Nonetheless the Denver debate is considered particularly important for Romney. While he’s narrowed Obama’s lead in national polls in recent days, Romney’s still trailing the president in several critical swing states that will decide the outcome of the Nov. 6 vote.
The showdown is considered his last high-profile chance to turn his struggling campaign around — and to fight back against perceptions, skilfully put forward by the Obama campaign, that he’s an unfeeling rich man only looking out for his own.
The president’s challenge will be to deliver short, pithy answers; he tends to ramble on. Obama also visibly bristles when he doesn’t like questions posed to him.
That’s a danger spot for the president given he’ll be on the defensive about the economy, in particular, and possibly about his administration’s handling of the anti-American violence in Libya that resulted in the death of the U.S. ambassador to the North African country last month.

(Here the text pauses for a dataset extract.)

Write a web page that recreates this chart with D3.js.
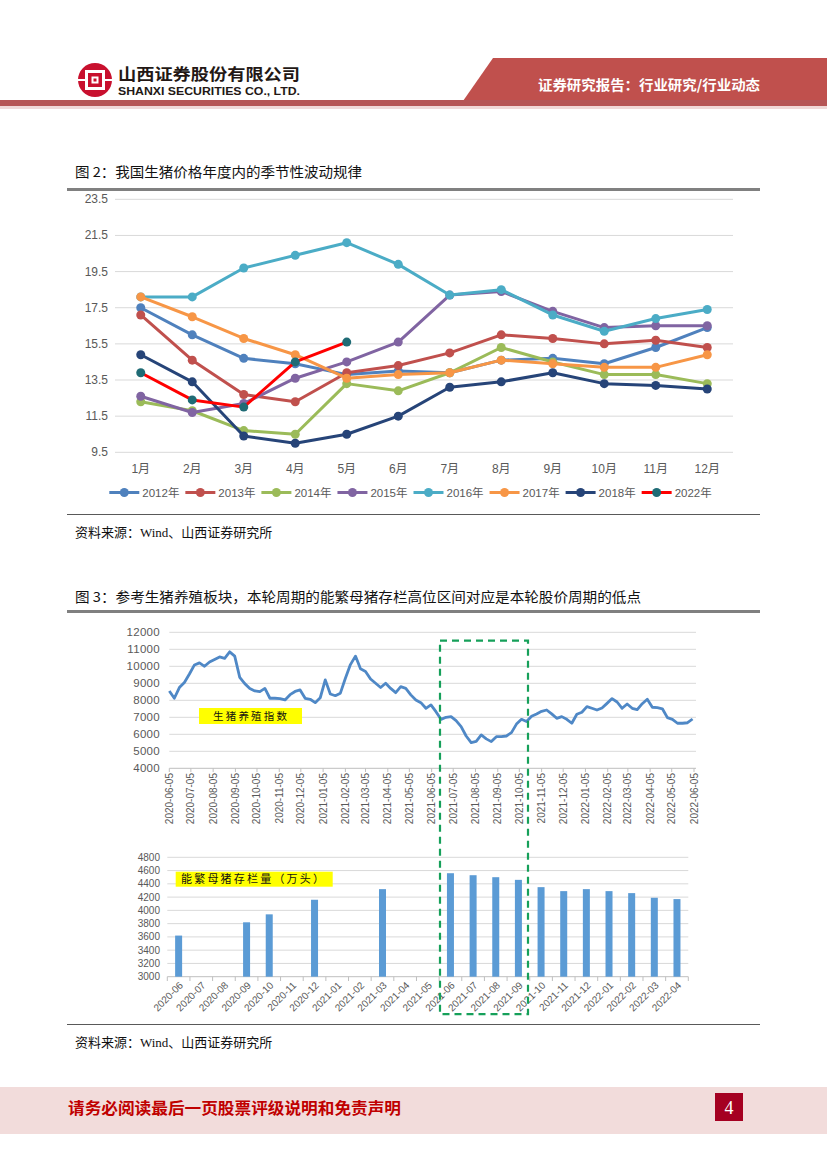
<!DOCTYPE html>
<html><head><meta charset="utf-8">
<script src="https://cdn.jsdelivr.net/npm/d3@7"></script>
<style>body{margin:0;background:#fff}svg{display:block}</style>
</head><body>
<svg id="page" width="827" height="1169"></svg>
<script>
// ---------- Chart 1 data: seasonal hog price (元/kg) ----------
const months = ["1月","2月","3月","4月","5月","6月","7月","8月","9月","10月","11月","12月"];
const yearNames = ["2012年","2013年","2014年","2015年","2016年","2017年","2018年","2022年"];
const p2012 = [17.5,16.0,14.7,14.4,13.8,14.0,13.9,14.6,14.7,14.4,15.3,16.4];
const p2013 = [17.1,14.6,12.7,12.3,13.9,14.3,15.0,16.0,15.8,15.5,15.7,15.3];
const p2014 = [12.3,11.8,10.7,10.5,13.3,12.9,13.9,15.3,14.5,13.8,13.8,13.3];
const p2015 = [12.6,11.7,12.2,13.6,14.5,15.6,18.2,18.4,17.3,16.4,16.5,16.5];
const p2016 = [18.1,18.1,19.7,20.4,21.1,19.9,18.2,18.5,17.1,16.2,16.9,17.4];
const p2017 = [18.1,17.0,15.8,14.9,13.6,13.8,13.9,14.6,14.4,14.2,14.2,14.9];
const p2018 = [14.9,13.4,10.4,10.0,10.5,11.5,13.1,13.4,13.9,13.3,13.2,13.0];
const p2022 = [13.9,12.4,12.0,14.5,15.6];
const yTicks1 = [9.5,11.5,13.5,15.5,17.5,19.5,21.5,23.5];

// ---------- Chart 3a data: 生猪养殖指数 (weekly from 2020-06-05) ----------
const indexStart = "2020-06-05";
const indexValues = [
 8550,8120,8750,9050,9550,10080,10200,10000,10250,10400,10550,10470,10850,
 10600,9350,8980,8700,8550,8510,8700,8120,8120,8100,8020,8330,8520,
 8610,8120,8060,7860,8150,9200,8370,8270,8420,9300,10100,10600,9850,
 9700,9250,9000,8750,9000,8700,8450,8800,8700,8320,8020,7860,7530,
 7730,7330,6880,7000,7040,6800,6450,5900,5510,5580,5960,5730,5570,
 5860,5860,5900,6100,6600,6880,6750,7060,7200,7350,7430,7200,6940,
 7040,6880,6650,7180,7300,7630,7530,7430,7550,7820,8100,7900,7530,
 7780,7530,7450,7800,8060,7590,7570,7500,6980,6880,6650,6650,6680,6900];
const indexTickLabels = ["2020-06-05","2020-07-05","2020-08-05","2020-09-05","2020-10-05","2020-11-05","2020-12-05",
 "2021-01-05","2021-02-05","2021-03-05","2021-04-05","2021-05-05","2021-06-05","2021-07-05","2021-08-05",
 "2021-09-05","2021-10-05","2021-11-05","2021-12-05","2022-01-05","2022-02-05","2022-03-05","2022-04-05",
 "2022-05-05","2022-06-05"];
const indexYTicks = [4000,5000,6000,7000,8000,9000,10000,11000,12000];

// ---------- Chart 3b data: 能繁母猪存栏量 (万头) ----------
const sowMonths = ["2020-06","2020-07","2020-08","2020-09","2020-10","2020-11","2020-12","2021-01","2021-02",
 "2021-03","2021-04","2021-05","2021-06","2021-07","2021-08","2021-09","2021-10","2021-11","2021-12",
 "2022-01","2022-02","2022-03","2022-04"];
const sowValues = [3620,null,null,3820,3940,null,4160,null,null,4320,null,null,
 4560,4530,4500,4460,4350,4290,4320,4290,4260,4190,4170];
const sowYTicks = [3000,3200,3400,3600,3800,4000,4200,4400,4600,4800];

// ---------- styles ----------
const lineColors = ["#4f81bd","#c0504d","#9bbb59","#8064a2","#4bacc6","#f79646","#264478","#ff0000"];
const markColors = ["#4f81bd","#c0504d","#9bbb59","#8064a2","#4bacc6","#f79646","#264478","#1f6b75"];
const CJK = "'Noto Sans CJK SC','Noto Sans',Arial,sans-serif";
const SANS = "Arial,'Liberation Sans','Noto Sans CJK SC',sans-serif";
const SERIF = "'Liberation Serif','Times New Roman','Noto Sans CJK SC',serif";

const svg = d3.select("#page");

// ---------- header ----------
const hdr = svg.append("g");
hdr.append("polygon").attr("points","493,58 827,58 827,101 463,101").attr("fill","#c0504d");
hdr.append("rect").attr("x",0).attr("y",100).attr("width",827).attr("height",6).attr("fill","#b55556");
hdr.append("rect").attr("x",0).attr("y",106).attr("width",827).attr("height",3).attr("fill","#efd9d9");
hdr.append("text").attr("x",538).attr("y",90).attr("fill","#fff").attr("font-family",CJK)
  .attr("font-weight","bold").attr("font-size",14).attr("textLength",222).attr("lengthAdjust","spacingAndGlyphs")
  .text("证券研究报告：行业研究/行业动态");
// logo
const lg = hdr.append("g").attr("transform","translate(95,80)");
lg.append("circle").attr("r",17).attr("fill","#c8102e");
lg.append("rect").attr("x",-10).attr("y",-10).attr("width",20).attr("height",20).attr("fill","#fff");
lg.append("rect").attr("x",-7).attr("y",-7).attr("width",14).attr("height",14).attr("fill","#c8102e");
lg.append("rect").attr("x",-3.5).attr("y",-3.5).attr("width",7).attr("height",7).attr("fill","#fff");
lg.append("rect").attr("x",-1.5).attr("y",-1.5).attr("width",3).attr("height",3).attr("fill","#c8102e");
lg.append("rect").attr("x",-17).attr("y",-1).attr("width",7).attr("height",2).attr("fill","#fff");
lg.append("rect").attr("x",10).attr("y",-1).attr("width",7).attr("height",2).attr("fill","#fff");
hdr.append("text").attr("x",118).attr("y",80).attr("fill","#231815").attr("font-family",CJK)
  .attr("font-weight","bold").attr("font-size",16).attr("textLength",182).attr("lengthAdjust","spacingAndGlyphs")
  .text("山西证券股份有限公司");
hdr.append("text").attr("x",118).attr("y",95).attr("fill","#231815").attr("font-family",SANS)
  .attr("font-weight","bold").attr("font-size",11.5).attr("textLength",182).attr("lengthAdjust","spacingAndGlyphs")
  .text("SHANXI SECURITIES CO., LTD.");

// ---------- titles / rules / sources ----------
function heading(y, txt, len){
  svg.append("text").attr("x",75).attr("y",y).attr("font-family",CJK).attr("font-size",13.5)
   .attr("fill","#111").attr("textLength",len).attr("lengthAdjust","spacingAndGlyphs").text(txt);
}
heading(177,"图 2：我国生猪价格年度内的季节性波动规律",287);
heading(602,"图 3：参考生猪养殖板块，本轮周期的能繁母猪存栏高位区间对应是本轮股价周期的低点",566);
svg.append("rect").attr("x",67).attr("y",188).attr("width",693).attr("height",3).attr("fill","#808080");
svg.append("rect").attr("x",67).attr("y",610).attr("width",693).attr("height",3).attr("fill","#808080");
svg.append("rect").attr("x",67).attr("y",514).attr("width",693).attr("height",1).attr("fill","#595959");
svg.append("rect").attr("x",67).attr("y",1024).attr("width",693).attr("height",1).attr("fill","#595959");
function source(y){
  svg.append("text").attr("x",75).attr("y",y).attr("font-family",SERIF).attr("font-size",13)
   .attr("fill","#111").text("资料来源：Wind、山西证券研究所");
}
source(537); source(1047);

// ---------- Chart 1 ----------
const c1 = svg.append("g");
const x1 = d3.scalePoint().domain(months).range([140.75,707.25]);
const y1 = d3.scaleLinear().domain([9.5,23.5]).range([452.3,199.3]);
c1.selectAll("line.g").data(yTicks1).join("line").attr("x1",115).attr("x2",733)
  .attr("y1",d=>y1(d)).attr("y2",d=>y1(d)).attr("stroke","#d9d9d9").attr("stroke-width",1);
c1.selectAll("text.yl").data(yTicks1).join("text").attr("x",108).attr("y",d=>y1(d)+4)
  .attr("text-anchor","end").attr("font-family",SANS).attr("font-size",12).attr("fill","#595959")
  .text(d=>d3.format(".1f")(d));
c1.selectAll("text.xl").data(months).join("text").attr("x",d=>x1(d)).attr("y",473)
  .attr("text-anchor","middle").attr("font-family",SANS).attr("font-size",12).attr("fill","#595959").text(d=>d);
const allSeries = [p2012,p2013,p2014,p2015,p2016,p2017,p2018,p2022];
const line1 = d3.line().x((d,i)=>x1(months[i])).y(d=>y1(d));
allSeries.forEach((s,k)=>{
  const g = c1.append("g");
  g.append("path").attr("d",line1(s)).attr("fill","none").attr("stroke",lineColors[k])
   .attr("stroke-width",3).attr("stroke-linejoin","round");
  g.selectAll("circle").data(s).join("circle").attr("cx",(d,i)=>x1(months[i])).attr("cy",d=>y1(d))
   .attr("r",4.5).attr("fill",markColors[k]);
});
// legend
yearNames.forEach((nm,k)=>{
  const lx = 109.3 + k*76.05, ly = 492.5;
  c1.append("line").attr("x1",lx).attr("x2",lx+30).attr("y1",ly).attr("y2",ly)
    .attr("stroke",lineColors[k]).attr("stroke-width",3);
  c1.append("circle").attr("cx",lx+15).attr("cy",ly).attr("r",4.5).attr("fill",markColors[k]);
  c1.append("text").attr("x",lx+33).attr("y",ly+4).attr("font-family",SANS).attr("font-size",11.5)
    .attr("fill","#595959").text(nm);
});

// ---------- Chart 3a: index line ----------
const c2 = svg.append("g");
const parse = d3.timeParse("%Y-%m-%d");
const t0 = parse(indexStart);
const indexDates = indexValues.map((v,i)=>d3.timeDay.offset(t0,7*i));
const x2 = d3.scaleTime().domain([parse("2020-06-05"),parse("2022-06-05")]).range([169.3,694]);
const y2 = d3.scaleLinear().domain([4000,12000]).range([768.3,632.3]);
c2.selectAll("line.g").data(indexYTicks).join("line").attr("x1",169.3).attr("x2",696)
  .attr("y1",d=>y2(d)).attr("y2",d=>y2(d)).attr("stroke",d=>d===4000?"#bfbfbf":"#d9d9d9");
c2.selectAll("text.yl").data(indexYTicks).join("text").attr("x",160).attr("y",d=>y2(d)+4)
  .attr("text-anchor","end").attr("font-family",SANS).attr("font-size",11.5).attr("fill","#595959")
  .attr("letter-spacing",0.3).text(d=>d);
c2.selectAll("line.tk").data(indexTickLabels).join("line").attr("x1",d=>x2(parse(d))).attr("x2",d=>x2(parse(d)))
  .attr("y1",768.3).attr("y2",772).attr("stroke","#bfbfbf");
c2.selectAll("text.xl").data(indexTickLabels).join("text")
  .attr("transform",d=>`translate(${x2(parse(d))+3.5},773) rotate(-90)`)
  .attr("text-anchor","end").attr("font-family",SANS).attr("font-size",10).attr("fill","#595959").text(d=>d);
c2.append("path").attr("d",d3.line().x((d,i)=>x2(indexDates[i])).y(d=>y2(d))(indexValues))
  .attr("fill","none").attr("stroke","#4f88c6").attr("stroke-width",2.8).attr("stroke-linejoin","round");
c2.append("rect").attr("x",199).attr("y",708).attr("width",103).attr("height",16).attr("fill","#ffff00");
c2.append("text").attr("x",213).attr("y",720).attr("font-family",CJK).attr("font-size",10.5).attr("fill","#111")
  .attr("textLength",74).attr("lengthAdjust","spacing").text("生猪养殖指数");

// ---------- Chart 3b: sow bars ----------
const c3 = svg.append("g");
const x3 = d3.scaleBand().domain(sowMonths).range([167.3,688.3]);
const y3 = d3.scaleLinear().domain([3000,4800]).range([976.7,857.3]);
c3.selectAll("line.g").data(sowYTicks).join("line").attr("x1",167.3).attr("x2",688.3)
  .attr("y1",d=>y3(d)).attr("y2",d=>y3(d)).attr("stroke",d=>d===3000?"#bfbfbf":"#d9d9d9");
c3.selectAll("text.yl").data(sowYTicks).join("text").attr("x",160).attr("y",d=>y3(d)+3.5)
  .attr("text-anchor","end").attr("font-family",SANS).attr("font-size",10).attr("fill","#595959").text(d=>d);
c3.selectAll("line.tk").data(sowMonths.concat(["end"])).join("line")
  .attr("x1",(d,i)=>167.3+i*x3.step()).attr("x2",(d,i)=>167.3+i*x3.step())
  .attr("y1",976.7).attr("y2",981).attr("stroke","#bfbfbf");
const barData = sowMonths.map((m,i)=>({m,v:sowValues[i]})).filter(d=>d.v!==null);
c3.selectAll("rect.b").data(barData).join("rect")
  .attr("x",d=>x3(d.m)+x3.bandwidth()/2-3.5).attr("width",7)
  .attr("y",d=>y3(d.v)).attr("height",d=>976.7-y3(d.v)).attr("fill","#5b9bd5");
c3.selectAll("text.xl").data(sowMonths).join("text")
  .attr("transform",d=>`translate(${x3(d)+x3.bandwidth()/2+5},986) rotate(-45)`)
  .attr("text-anchor","end").attr("font-family",SANS).attr("font-size",10).attr("fill","#595959").text(d=>d);
c3.append("rect").attr("x",175.7).attr("y",871.7).attr("width",157).attr("height",15).attr("fill","#ffff00");
c3.append("text").attr("x",181).attr("y",883).attr("font-family",CJK).attr("font-size",11).attr("fill","#111")
  .attr("textLength",143).attr("lengthAdjust","spacing").text("能繁母猪存栏量（万头）");

// green dashed highlight box
svg.append("rect").attr("x",440).attr("y",640.7).attr("width",88).attr("height",373.5)
  .attr("fill","none").attr("stroke","#16a05a").attr("stroke-width",2.2).attr("stroke-dasharray","7,5");

// ---------- footer ----------
svg.append("rect").attr("x",0).attr("y",1087).attr("width",827).attr("height",47).attr("fill","#f2dcdb");
svg.append("text").attr("x",68).attr("y",1114).attr("font-family",CJK).attr("font-weight","bold")
  .attr("font-size",16).attr("fill","#c00000").attr("textLength",333).attr("lengthAdjust","spacingAndGlyphs")
  .text("请务必阅读最后一页股票评级说明和免责声明");
svg.append("rect").attr("x",715).attr("y",1093).attr("width",28).attr("height",28).attr("fill","#a50021");
svg.append("text").attr("x",729).attr("y",1114).attr("text-anchor","middle").attr("font-family",SERIF)
  .attr("font-size",18).attr("fill","#fff").text("4");
</script>
</body></html>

Both campaigns have been working hard to build up expectations for their rival, reasoning that the higher the hopes, the more scathing the criticism if they fail to do well.
David Axelrod, Obama’s senior adviser, said this week that debates “generally favour challengers” and praised Romney’s debating skills.
Romney’s campaign, meanwhile, waxed positively poetic about Obama.
“President Obama is a uniquely gifted speaker and is widely regarded as one of the most talented political communicators in modern history,” top Romney aide Beth Myers said.